Hi, Bjorn,

   Thanks. There's nothing like local knowledge!
I lamented that the news photo didn't show us the
area below the spot, or some wider view, which
would have made this obvious.

   Did I identify you as Swedish in an earlier
post of mine? If so, apologies. A slight pause
while I remove my foot from my mouth (an old
expression).

   Chris, Mike, and company were correct,
then -- just a rock fall. I love digging into these
stories of great new falls and watch them slowly
unravel like a cheap sweater...

   This information (and the crazy translation
of the seismography page) makes an airburst
seem more likely, so I guess I'll go back to the
Melosh model and try to coax an airburst out
of it that can be heard 200 kilmeters away...

   I was most interested in the part that says,
"So it's a very usual phenomenon in this area,
which was associated unrightfully with the
exploding and rolling sounds between the
valley sides."  That is a great description of
a big airburst. But further, it implies a low
altitude for the source.

   If it was at 30 to 50 kilometers up (which
is where most of the airbursts I got in the
Melosh model were), the sound waves would
be mostly perpendicular to the flat valley floor
and bounce straight back up, attentuating the
echoes. But if it were at a lower altitude, the
shock waves would reverberate more in
the valley. (Google Earth shows the mountains
on either side as only 1000 meters or so, a
shallow valley with a flat bottom.)

   Giving up on impact, going for the airburst...


Sterling K. Webb
---------------------------------------------
----- Original Message ----- From: "Bjorn Sorheim" <[EMAIL PROTECTED]>
To: <meteorite-list@meteoritecentral.com>
Sent: Tuesday, June 13, 2006 1:26 PM
Subject: Re: [meteorite-list] norwegian fall



In this article(norwegian)
http://www.framtidinord.no/nyheter/article45150.ece
it says in the heading (translated):

** A [rock] slide no meteorite. **

(This story is also on the front page of www.framtidinord.no at the moment).

The location has been know to [many] locals since a month back.
Many has turned to the newspaper with this information in the last days.
Locals has known the slide since the snow disappeared at least one month ago. Also a part of a local road in this Mosko vally taken by the slide is visible
to anyone going there.
So it's a very usual phenomenon in this area, which was associated
unrightfully with the exploding and rolling sounds between the vally sides.

Bjørn Sørheim,
In Norway

-----------------------------------------------
Full norwegain text:

Utglidning, ikke meteoritt
Av  AV INGE BJØRN HANSEN

Det er ikke en meteoritt som har forårsaket raset i fjellsiden i Moskodalen i Reisadalen. Beboere i området bekrefter overfor Framtid i Nord at de har observert arret i fjellsiden nesten helt siden den tiden snøen gikk tidligere i vår.
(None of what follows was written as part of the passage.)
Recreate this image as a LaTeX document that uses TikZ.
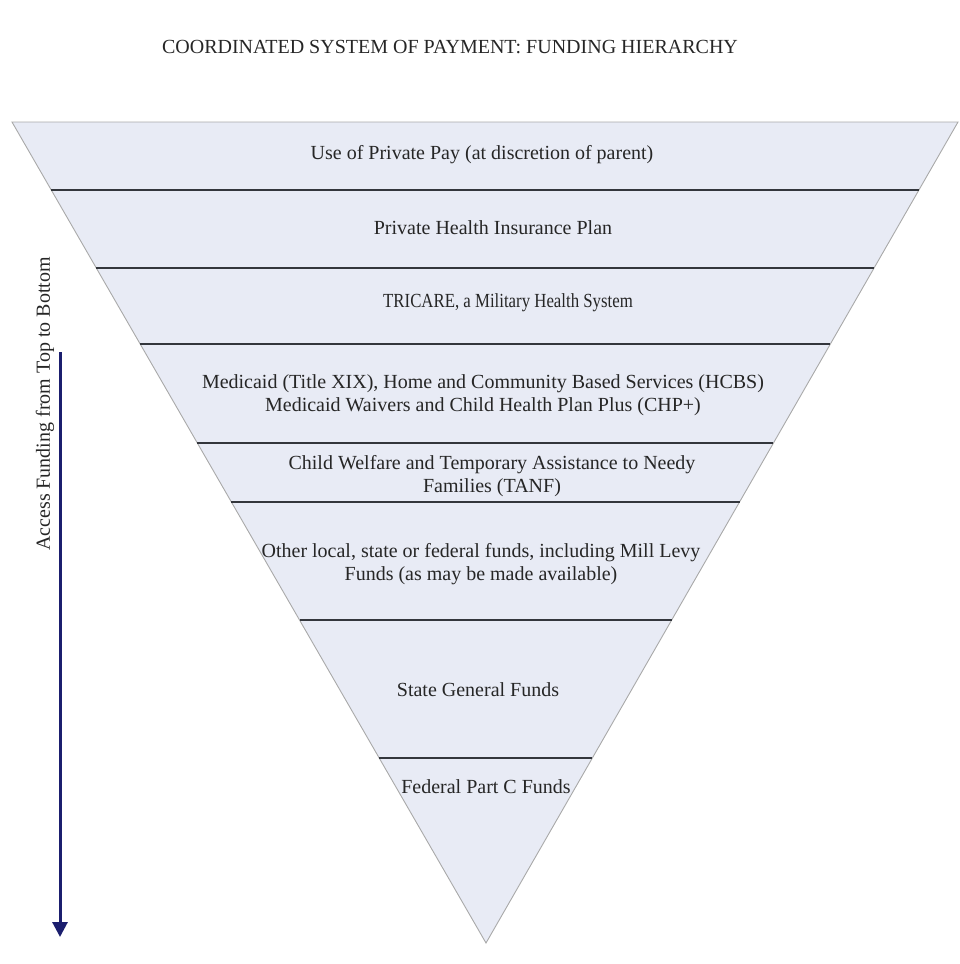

En av dem som bekrefter at det ikke har slått noen meteoritt ned i området, i alle fall ikke siste uka, er Håkon Rosengren. Han bor på den gården som er nærmest utrasningsstedet i det som folk i dalen kaller "Lillefjellet".

Dette fjellet ligger i utløpet av Moskodalen. Fra gården han ser man rett på bruddet i fjellsiden. Også veien raset har tatt er klart synlig.

- Kona og jeg går tur i området nesten hver dag. Det rasområdet som var omtalt som nedslagsfelt for sist ukes meteoritt i Nord-Troms er i alle fall en måned gammelt, sier Rosengren, og er dermed en av mange som har bekreftet dette overfor Framtid i Nord.



At 11:03 13.06.2006, you wrote:
That has the look of a percussion mark, to me.
The shape is elipsoidal, the internal part is fractured, the envolving rock
seams, by contrast, healty.
It would be a strange rockslide.
Even if the scale of the scar is dificult to evaluate from the photo, a mass
of an average car falling at the final speed of a meteorite, would not let
more evidence on a granite surface than this, I think.
Big craters form when cosmic speed is maintained, with asteroid sized
bodies, but why are we expecting such a big thing?